- Founded: January 1919
- Dissolved: November 1938
- Merged into: Sudeten German Party
- Newspaper: Deutsche Landpost
- Youth wing: Landjugend
- Ideology: Agrarianism Conservatism Activism German nationalism
- Colours: Green

Party flag
- Flag of the Farmers' League

= Farmers' League =

Former Czechoslovak political party

Farmers' League (Bund der Landwirte, BdL, Německý svaz zemědělců) was an ethnic German agrarian political party in Czechoslovakia. Ideologically the party was moderately conservative, having its base in the Sudetenland countryside. The party was led by Franz Spina. Landjugend was the youth wing of the party. In the 1920 election, the party won 11 seats (3.9% of the nationwide vote).

In the 1925 election, BdL won 24 parliamentary seats (8% of the vote). Following the election, BdL joined the Czechoslovak government. Spina became a national minister. After having entered the government the party began cooperation with the Czechoslovak agrarians.

In the 1929 election, the BdL parliamentary presence was halved. The party got 12 seats, having got 4% of the national vote.

After the DNP and DNSAP had been banned in October 1933, the political atmosphere in Sudetenland changed. The BdL came under pressure from rightwing radicals in Landjugend, and formed a movement called Landstand led by Gustav Hacker (the leader of Landjugend). Landstand was formed with the intention of enabling cooperation with the Sudetendeutsche Heimatfront (SHF). Through the creation of Landstand, it is possible that BdL sought to pre-empt competition from SHF in the Sudetenland countryside. BdL hoped to achieve a division of labour between Landstand and SHF, thinking that SHF would mobilize urban populace and BdL/Landstand would retain their dominance over rural German politics. These overtures to the SHF caused rifts in the Czechoslovak government. The DSAP (German Social Democrats), who were also in the government, were particularly worried and called upon BdL to differentiate themselves from 'the fascists'. In the end, BdL was side-lined as the Czechoslovak agrarians began to cooperate directly with SHF. Landstand became a short-lived movement.

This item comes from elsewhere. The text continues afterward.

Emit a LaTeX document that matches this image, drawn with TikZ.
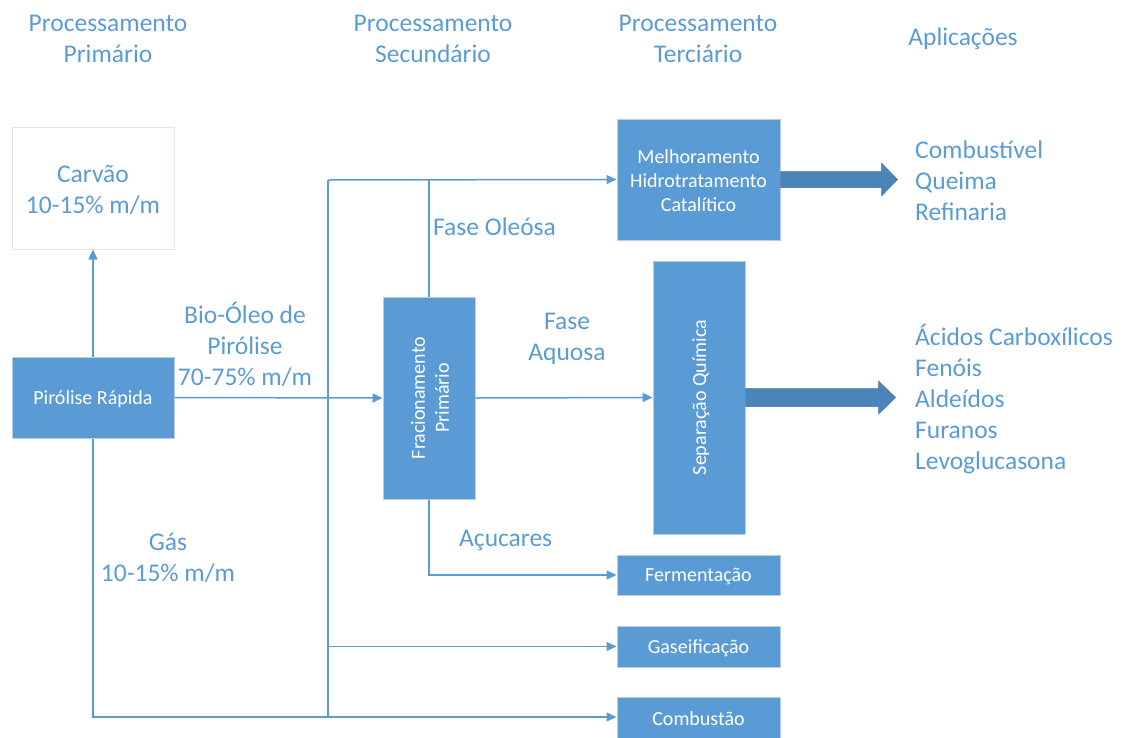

In the 1935 election, BdL gathered 1.7% of the national vote. The party got five parliamentary seats. The party suffered badly from the competition from the Sudeten German Party (SdP), the new incarnation of SHF. After the election, BdL began to reorient itself towards cooperation with democratic forces, declaring their support to Edvard Beneš as president just before the election. But the party suffered continuously from defections from its ranks.

In the new scenario, BdL was divided into two fractions. One led by Hacker, who had become chairman of the party, and another led by Spina. After the Anschluß of Austria, Hacker called on all BdL members to join SdP. The situation in BdL became more and more chaotic. On March 22, 1938, Hacker proclaimed himself as the 'plenipotentiary' of BdL, and went on to declare the party to merged into SdP. The Spina-led fraction tried to regroup, but failed to reconstruct the BdL.